Accu​Battery can notify you when the battery charge reaches a certain level. It won't stop the charging, unfortunately, but it's still worth a try. :)

  • Okay it's a while ago this thread was started ... ;-) The app you mentioned here has a big drawback. If you keep your phone plugged in over night you will be kicked out of the bed because of the alarm. Makes more sense to have a device that cuts off the power if a specific charging limit has been reached. I was searching for such an device for months. Finally I found the chargie app with its device and it does a great job since I started using it. I'm even thinking about developing an device that can even more than that und can change more that one phone at the same time. Commented Oct 8, 2020 at 9:42

My solution is to just use a CountDowntimer on the power outlet, set at 1:20 for me. One hit on the CD button to start the power (ON), and after 1:20 it's OFF again which will be at about 80% charge.

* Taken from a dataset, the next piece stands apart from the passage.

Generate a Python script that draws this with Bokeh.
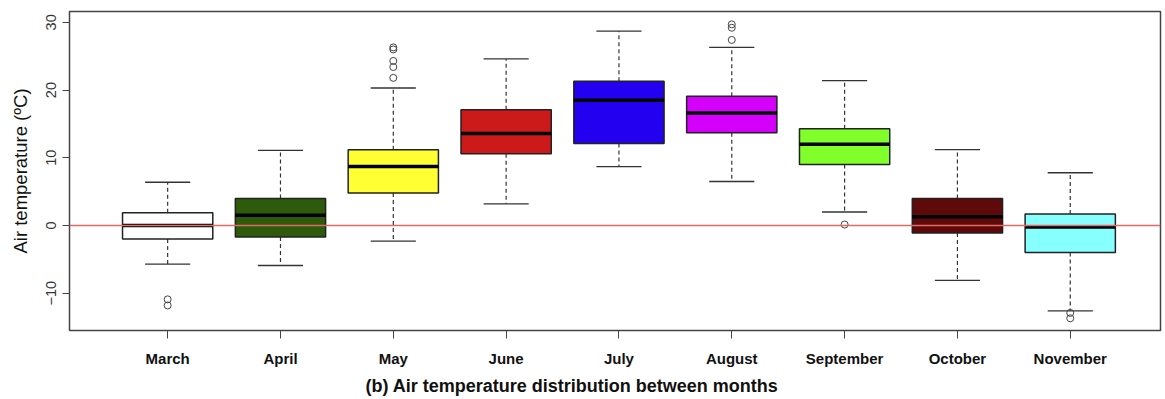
from bokeh.plotting import figure
from bokeh.models import Range1d, FixedTicker, Span, Title, ColumnDataSource
from bokeh.embed import file_html
from bokeh.resources import INLINE

months = ["March", "April", "May", "June", "July", "August", "September", "October", "November"]
lower_whisker = [-5.7, -5.9, -2.3, 3.2, 8.7, 6.5, 2.0, -8.1, -12.6]
q1 = [-2.0, -1.7, 4.8, 10.6, 12.1, 13.7, 9.0, -1.1, -4.0]
median = [0.0, 1.5, 8.7, 13.6, 18.5, 16.6, 12.0, 1.3, -0.2]
q3 = [1.9, 4.0, 11.2, 17.1, 21.3, 19.1, 14.3, 4.0, 1.7]
upper_whisker = [6.4, 11.1, 20.3, 24.6, 28.7, 26.3, 21.4, 11.2, 7.8]
colors = ["#ffffff", "#2e5a0c", "#ffff33", "#cc1a1a", "#2400f0", "#d400fc", "#80ff2a", "#5e0a0a", "#88ffff"]

outlier_month = ["March", "March", "May", "May", "May", "May", "May",
                 "August", "August", "August", "September", "November", "November"]
outlier_value = [-10.9, -11.8, 26.3, 26.0, 24.3, 23.4, 21.8,
                 29.7, 29.2, 27.4, 0.15, -12.9, -13.7]

y_ticks = [-10, 0, 10, 20, 30]

FONT = "Liberation Sans"
BOX_W = 0.8
CAP_W = 0.4

xs = [i + 1 for i in range(len(months))]
src = ColumnDataSource(dict(
    x=xs,
    left=[x - BOX_W / 2 for x in xs],
    right=[x + BOX_W / 2 for x in xs],
    cap_l=[x - CAP_W / 2 for x in xs],
    cap_r=[x + CAP_W / 2 for x in xs],
    lw=lower_whisker, q1=q1, med=median, q3=q3, uw=upper_whisker, color=colors,
))
ox = [months.index(m) + 1 for m in outlier_month]

p = figure(width=1165, height=399, output_backend="svg", toolbar_location=None,
           x_range=Range1d(0.13, 9.8), y_range=Range1d(-15.5, 31.6),
           min_border_left=69, min_border_right=5, min_border_top=11, min_border_bottom=69)
p.grid.visible = False
p.outline_line_color = "#444444"
p.outline_line_width = 1.5
p.background_fill_color = "white"
p.border_fill_color = "white"

# whiskers
p.segment(x0="x", y0="q3", x1="x", y1="uw", source=src, line_color="#333333", line_width=1.2, line_dash="4 3")
p.segment(x0="x", y0="q1", x1="x", y1="lw", source=src, line_color="#333333", line_width=1.2, line_dash="4 3")
p.segment(x0="cap_l", y0="uw", x1="cap_r", y1="uw", source=src, line_color="#333333", line_width=1.4)
p.segment(x0="cap_l", y0="lw", x1="cap_r", y1="lw", source=src, line_color="#333333", line_width=1.4)
# boxes
p.quad(left="left", right="right", bottom="q1", top="q3", source=src, fill_color="color",
       line_color="#222222", line_width=1.5)
p.segment(x0="left", y0="med", x1="right", y1="med", source=src, line_color="black", line_width=3.5)
# outliers
p.scatter(ox, outlier_value, marker="circle", size=7, fill_color=None, line_color="#444444", line_width=1)

p.add_layout(Span(location=0, dimension="width", line_color="#e46a6a", line_width=1.5))

# axes
p.yaxis.ticker = FixedTicker(ticks=y_ticks)
p.yaxis.major_label_orientation = "vertical"
p.yaxis.major_label_text_font = FONT
p.yaxis.major_label_text_font_size = "14.5px"
p.yaxis.major_label_text_color = "#333333"
p.yaxis.major_label_standoff = 6
p.yaxis.axis_line_color = None
p.yaxis.major_tick_out = 7
p.yaxis.major_tick_in = 0
p.yaxis.major_tick_line_color = "#444444"
p.yaxis.minor_tick_line_color = None
p.yaxis.axis_label = "Air temperature (ºC)"
p.yaxis.axis_label_text_font = FONT
p.yaxis.axis_label_text_font_size = "18.5px"
p.yaxis.axis_label_text_font_style = "normal"
p.yaxis.axis_label_text_color = "#111111"
p.yaxis.axis_label_standoff = 13

p.xaxis.ticker = FixedTicker(ticks=xs)
p.xaxis.major_label_overrides = {x: m for x, m in zip(xs, months)}
p.xaxis.major_label_text_font = FONT
p.xaxis.major_label_text_font_size = "15px"
p.xaxis.major_label_text_font_style = "bold"
p.xaxis.major_label_text_color = "#111111"
p.xaxis.major_label_standoff = 11
p.xaxis.axis_line_color = None
p.xaxis.major_tick_out = 8
p.xaxis.major_tick_in = 0
p.xaxis.major_tick_line_color = "#444444"
p.xaxis.minor_tick_line_color = None

p.add_layout(Title(text="(b) Air temperature distribution between months", align="left", offset=296,
                   text_font=FONT, text_font_size="18px", text_font_style="bold", text_color="#111111",
                   standoff=8), "below")

open("out.html", "w").write(file_html(p, INLINE))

I use this: https://www.clasohlson.com/se/Digitalt-kopplingsur/32-8618

Today you can buy a smart power outlet controlled with an app. It shouldn't be long until that app can turn of the power outlet charging the cellphone when it reaches 60%.


If your phone is rooted, do prefer an opensource Advanced Charging Controller module to flash either from Magisk or Twrp or any root solution u have choose. Here is the Github link for all details.

My experience in this module is, I am using this on my Oneplus 5 for about a year now, it doesn't disappoint me. It creates a charging loop. You can change it's default preference by typing acc commands. 80% is the default stopping point. And there is heating machining where its charge/discharge on & off if ur phone is expected to reach a peak point, which is a nice way to tackle the heating issue which is generally seen while charging.

If any problem occurs u can ask him on telegram or create an issue on Github.